Big Reversal Underway In Energy Futures
A big reversal is underway in energy futures that are trading lower this morning after an overnight price spike. So far, the selling is relatively minor, and hasn’t threatened the upward-sloping trend lines that have held this rally for more than four months. While a pullback is warranted given the markets’ overbought condition, we saw multiple similar selloffs fail to pick up steam in last week’s big rally, and we’ll need to see product prices dip another nickel or more before we can say this time is different.
News that the Houthi rebels had launched another coordinated missile and drone attack on Saudi Arabian oil assets Sunday had the market spiking overnight, with oil prices up $2/barrel and products up more than 4 cents/gallon. All contracts reached new 12+ month highs in the overnight session, with WTI trading at its highest level since October 2018 and RBOB reaching its highest since April of 2019. The gains proved short lived however as the Saudi facilities are reportedly continuing to operate with minimal disruption, giving buyers reason to doubt the sustainability of current prices after the furious rally in recent weeks.
The great refinery recovery is progressing, with multiple units reported to be initiating restart over the past few days, but supplies remain tight across the gulf coast, causing some slowdowns in pipeline batches that is causing more markets across the country to feel the impact of February’s polar plunge. Rare shipments of gasoline from Europe to the U.S. Gulf Coast are in route, and should help keep the runouts contained.
Money managers are starting to build short positions in WTI and RBOB, cutting the net length held in those contracts modestly on the week.

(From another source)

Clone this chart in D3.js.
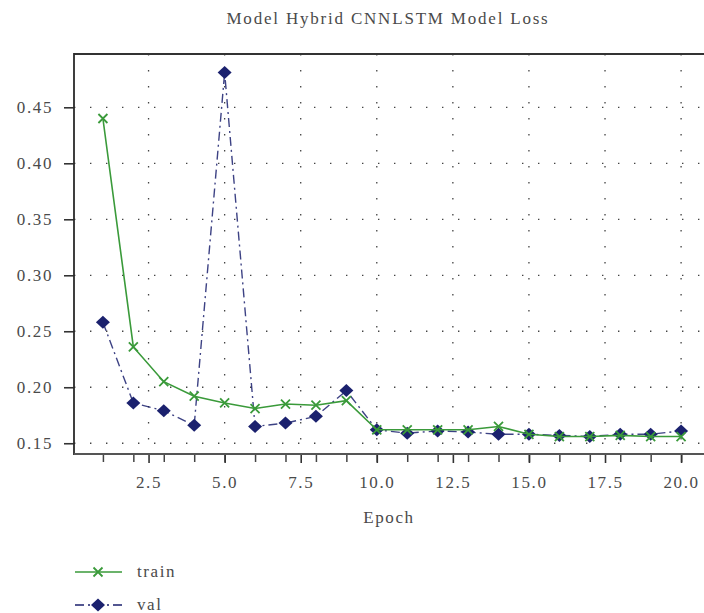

ULSD is a different story with a large increase in new length added last week, betting on higher prices even though diesel values have already nearly doubled in the past four months. The CFTC’s report data is compiled on Tuesday, which means the new shorts got a rude welcome from the huge rally in the back half of the week while the diesel buyers were rewarded.
Baker Hughes reported a net increase of one oil rig drilling in the U.S. last week, with the Permian basin adding three rigs, the Barnett adding one (its only active oil rig) while Williston declined by one and other smaller basins declined by two. The total U.S. count at 310, is at its highest level since the first week of May 2020, but remains 540 rigs lower than where it was 2 years ago, even as oil prices are 10% higher today than they were then.
The Dallas FED released a study last week with projections for Permian production following the anticipated restrictions on Federal lands. The report projects that total output will likely decline by 230mb-490mb per day, most of which will hit New Mexico drillers since all of Texas’ fields are on private or state land.
The EIA this morning reported on the growing role of U.S. Propane exports, which surpassed total diesel exports in 2020. Most of the propane exports are heading to Asia to meet growing demand for heating and petrochemicals, a reminder that the expected growth in petroleum in the coming decades is not likely to be from transportation.